The Brewers are in the first season of a four-year player development with the Timber Rattlers, a Midwest League team based just outside Appleton, Wis. at Fox Cities Stadium, about 100 miles north of Miller Park. Before the Brewers came to town, Wisconsin had been a Seattle Mariners affiliate since 1993.
The new partnership will be on display Friday night at Miller Park as the Timber Rattlers and Peoria Chiefs take part in the third so-called “Border Battle.” The concept was first introduced in 2003, when the Brewers-affiliated Beloit Snappers, featuring Prince Fielder, Rickie Weeks and Manny Parra, faced the Timber Rattlers in front of more than 15,000 fans. The event was staged again in 2004 with the same two teams before going on hiatus.
Now it’s back, and by Thursday afternoon the Brewers had already sold 15,000 tickets at $10 apiece. Seats are still available.
Milwaukee wanted to make a good first impression in Appleton, so they sent eight of the team’s top 30 prospects, as rated by Baseball America. Among the hitters to watch are 2008 first-round Draft pick Brett Lawrie and second-rounder Cutter Dykstra. The pitchers include Wily Peralta and Cody Adams, both of whom are scheduled to work in the Border Battle, 2008 supplemental first-round pick Evan Fredrickson and big right-hander Cody Scarpetta, the lone Rattler on Milwaukee’s 40-man roster. Scarpetta matched his professional best by striking out 10 batters in a win on Wednesday over Peoria.
All of those prospects, many with less than a year of professional experience, could make for a development year in Appleton. But it also gives Brewers fans from Central Wisconsin an opportunity to see the next wave of talent headed to the big leagues.
“There was only one more we made there with winning in mind,” Ash said. “And that was signing a veteran back-of-the-bullpen guy.”
That would be Jim Henderson, a 27-year-old who has played as high as Triple-A and was looking for work after the Cubs released him late in Spring Training. He is more than three years older than any other player on the team, and Brewers officials figured it was important to have someone with experience in the closer’s role.
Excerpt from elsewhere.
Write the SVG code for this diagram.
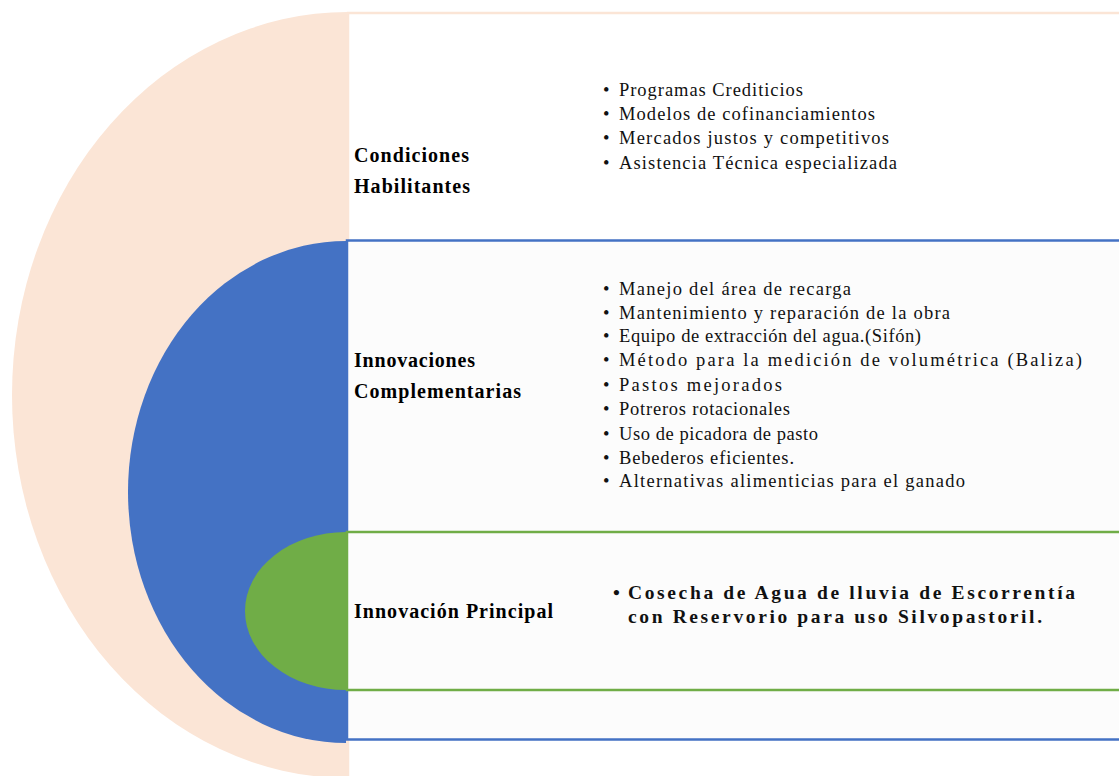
<svg xmlns="http://www.w3.org/2000/svg" width="1119" height="776" viewBox="0 0 1119 776">
<style>
.lbl{font-family:"Liberation Serif","Times New Roman",serif;font-weight:bold;font-size:20px;fill:#000}
.itm{font-family:"Liberation Serif","Times New Roman",serif;font-size:18.5px;fill:#111}
.main{font-family:"Liberation Serif","Times New Roman",serif;font-weight:bold;font-size:19.5px;fill:#111}
.panel{fill:#FCFCFC;stroke-width:2.5}
</style>
<rect width="1119" height="776" fill="#FFFFFF"/>
<g id="condiciones-habilitantes">
<path d="M348,12 A336,383 0 0 0 348,778 Z" fill="#FBE5D6"/>
<rect x="348" y="13" width="800" height="800" fill="#FFFFFF" stroke="#FBE5D6" stroke-width="2.5"/>
<text class="lbl" x="354" y="162" textLength="115" lengthAdjust="spacing">Condiciones</text>
<text class="lbl" x="354" y="193" textLength="116" lengthAdjust="spacing">Habilitantes</text>
<g class="itm">
<text x="603" y="96">•</text><text x="619" y="96" textLength="184" lengthAdjust="spacing">Programas  Crediticios</text>
<text x="603" y="120">•</text><text x="619" y="120" textLength="256" lengthAdjust="spacing">Modelos de  cofinanciamientos</text>
<text x="603" y="144">•</text><text x="619" y="144" textLength="270" lengthAdjust="spacing">Mercados  justos y  competitivos</text>
<text x="603" y="169">•</text><text x="619" y="169" textLength="278" lengthAdjust="spacing">Asistencia  Técnica  especializada</text>
</g>
</g>
<g id="innovaciones-complementarias">
<path d="M346,241 A218,251 0 0 0 346,743 Z" fill="#4472C4"/>
<rect class="panel" x="347" y="240.5" width="800" height="499" stroke="#4472C4"/>
<text class="lbl" x="354" y="367" textLength="121" lengthAdjust="spacing">Innovaciones</text>
<text class="lbl" x="354" y="398" textLength="167" lengthAdjust="spacing">Complementarias</text>
<g class="itm">
<text x="603" y="295">•</text><text x="619" y="295" textLength="232" lengthAdjust="spacing">Manejo del  área de recarga</text>
<text x="603" y="319">•</text><text x="619" y="319" textLength="331" lengthAdjust="spacing">Mantenimiento y  reparación de la  obra</text>
<text x="603" y="342">•</text><text x="619" y="342" textLength="302" lengthAdjust="spacing">Equipo de extracción del agua.(Sifón)</text>
<text x="603" y="366">•</text><text x="619" y="366" textLength="463" lengthAdjust="spacing">Método para la medición de volumétrica (Baliza)</text>
<text x="603" y="391">•</text><text x="619" y="391" textLength="163" lengthAdjust="spacing">Pastos mejorados</text>
<text x="603" y="415">•</text><text x="619" y="415" textLength="171" lengthAdjust="spacing">Potreros  rotacionales</text>
<text x="603" y="440">•</text><text x="619" y="440" textLength="199" lengthAdjust="spacing">Uso de picadora de pasto</text>
<text x="603" y="464">•</text><text x="619" y="464" textLength="175" lengthAdjust="spacing">Bebederos  eficientes.</text>
<text x="603" y="487">•</text><text x="619" y="487" textLength="346" lengthAdjust="spacing">Alternativas alimenticias  para el  ganado</text>
</g>
</g>
<g id="innovacion-principal">
<path d="M346,532 A101,79 0 0 0 346,690 Z" fill="#70AD47"/>
<rect class="panel" x="347" y="532" width="800" height="158" stroke="#70AD47"/>
<text class="lbl" x="354" y="618" textLength="199" lengthAdjust="spacing">Innovación  Principal</text>
<text class="main" x="613" y="599">•</text>
<text class="main" x="628" y="599" textLength="447" lengthAdjust="spacing">Cosecha de Agua de lluvia de Escorrentía</text>
<text class="main" x="628" y="623" textLength="414" lengthAdjust="spacing">con Reservorio para uso Silvopastoril.</text>
</g>
<g id="connectors"></g>
</svg>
The current installment of prospects were scheduled to arrive at Miller Park early in the day Friday for lunch, a tour of the ballpark and some early work on the field. Ash will be in attendance, as will director of player development Reid Nichols.
The idea is to reinstate the Border Battle as an annual event, Ash said. Summer-like temperatures are expected on Friday, and Brewers officials were planning to play under an open roof.